DATA SEGMENT ->
☆ ☆ ☆ ☆ ☆

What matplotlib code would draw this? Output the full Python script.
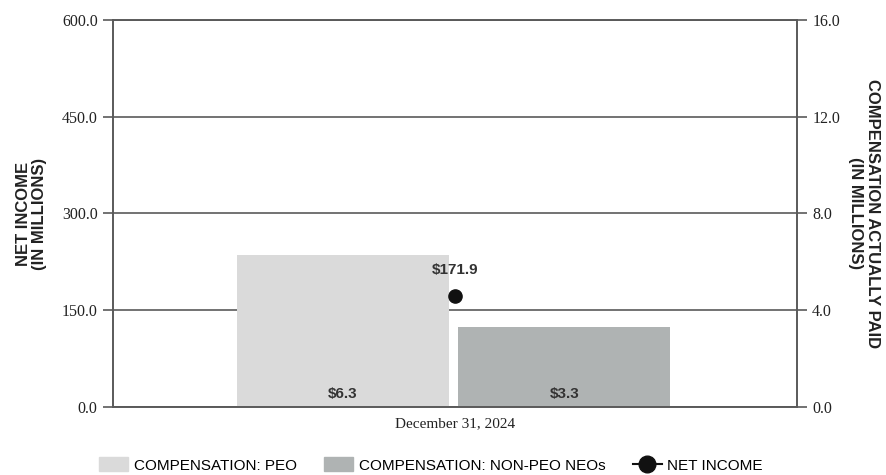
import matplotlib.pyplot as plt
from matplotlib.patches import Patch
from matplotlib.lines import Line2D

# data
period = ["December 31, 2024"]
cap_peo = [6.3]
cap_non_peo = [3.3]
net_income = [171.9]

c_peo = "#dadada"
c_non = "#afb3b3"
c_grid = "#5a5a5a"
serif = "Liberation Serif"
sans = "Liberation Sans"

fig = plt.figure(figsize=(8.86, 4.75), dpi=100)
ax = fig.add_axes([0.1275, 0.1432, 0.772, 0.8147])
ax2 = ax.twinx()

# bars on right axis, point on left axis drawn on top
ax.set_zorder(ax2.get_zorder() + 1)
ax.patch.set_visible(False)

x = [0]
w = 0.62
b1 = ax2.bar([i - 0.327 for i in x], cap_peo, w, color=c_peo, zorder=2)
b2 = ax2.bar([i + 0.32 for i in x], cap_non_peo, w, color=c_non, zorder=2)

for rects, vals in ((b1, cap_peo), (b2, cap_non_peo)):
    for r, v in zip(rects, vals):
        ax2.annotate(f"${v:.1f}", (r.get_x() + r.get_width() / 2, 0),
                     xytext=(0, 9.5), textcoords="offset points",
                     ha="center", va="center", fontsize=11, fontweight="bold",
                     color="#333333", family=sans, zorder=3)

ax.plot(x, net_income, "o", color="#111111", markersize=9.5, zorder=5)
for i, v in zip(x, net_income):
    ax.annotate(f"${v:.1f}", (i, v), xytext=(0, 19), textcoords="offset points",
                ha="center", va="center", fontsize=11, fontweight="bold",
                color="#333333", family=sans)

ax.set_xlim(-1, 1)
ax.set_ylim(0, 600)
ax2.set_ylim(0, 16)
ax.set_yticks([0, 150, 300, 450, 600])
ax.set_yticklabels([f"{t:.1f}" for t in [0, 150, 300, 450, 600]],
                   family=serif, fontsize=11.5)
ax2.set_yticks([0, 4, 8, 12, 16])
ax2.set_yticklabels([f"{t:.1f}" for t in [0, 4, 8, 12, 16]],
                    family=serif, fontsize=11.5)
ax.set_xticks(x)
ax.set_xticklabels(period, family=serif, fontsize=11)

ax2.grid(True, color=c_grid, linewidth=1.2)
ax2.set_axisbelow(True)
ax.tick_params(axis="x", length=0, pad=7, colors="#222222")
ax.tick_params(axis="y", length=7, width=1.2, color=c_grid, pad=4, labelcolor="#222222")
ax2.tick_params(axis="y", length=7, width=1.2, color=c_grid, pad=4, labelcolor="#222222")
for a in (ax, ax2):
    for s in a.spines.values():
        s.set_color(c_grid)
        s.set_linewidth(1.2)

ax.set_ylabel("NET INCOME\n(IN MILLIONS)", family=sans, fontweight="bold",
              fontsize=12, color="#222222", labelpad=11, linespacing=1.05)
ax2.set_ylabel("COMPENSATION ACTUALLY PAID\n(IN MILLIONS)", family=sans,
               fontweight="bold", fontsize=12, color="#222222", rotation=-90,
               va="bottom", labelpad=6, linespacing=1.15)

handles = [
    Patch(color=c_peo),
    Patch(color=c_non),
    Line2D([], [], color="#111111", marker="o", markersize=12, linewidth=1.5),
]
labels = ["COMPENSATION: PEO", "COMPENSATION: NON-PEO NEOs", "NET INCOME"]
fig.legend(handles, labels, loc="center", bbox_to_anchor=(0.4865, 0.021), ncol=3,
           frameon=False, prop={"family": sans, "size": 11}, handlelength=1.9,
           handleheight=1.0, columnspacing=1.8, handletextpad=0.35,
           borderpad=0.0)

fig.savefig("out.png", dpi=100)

☆ ☆ ☆ ☆ ☆

WHAT IS REQUIRED -> Write out nothing but the lines from the start of the data through the line with "b2 = ax2.bar([i". Leave out the pictures.

RESPONSE TO THIS TASK ->
What matplotlib code would draw this? Output the full Python script.
import matplotlib.pyplot as plt
from matplotlib.patches import Patch
from matplotlib.lines import Line2D

# data
period = ["December 31, 2024"]
cap_peo = [6.3]
cap_non_peo = [3.3]
net_income = [171.9]

c_peo = "#dadada"
c_non = "#afb3b3"
c_grid = "#5a5a5a"
serif = "Liberation Serif"
sans = "Liberation Sans"

fig = plt.figure(figsize=(8.86, 4.75), dpi=100)
ax = fig.add_axes([0.1275, 0.1432, 0.772, 0.8147])
ax2 = ax.twinx()

# bars on right axis, point on left axis drawn on top
ax.set_zorder(ax2.get_zorder() + 1)
ax.patch.set_visible(False)

x = [0]
w = 0.62
b1 = ax2.bar([i - 0.327 for i in x], cap_peo, w, color=c_peo, zorder=2)
b2 = ax2.bar([i + 0.32 for i in x], cap_non_peo, w, color=c_non, zorder=2)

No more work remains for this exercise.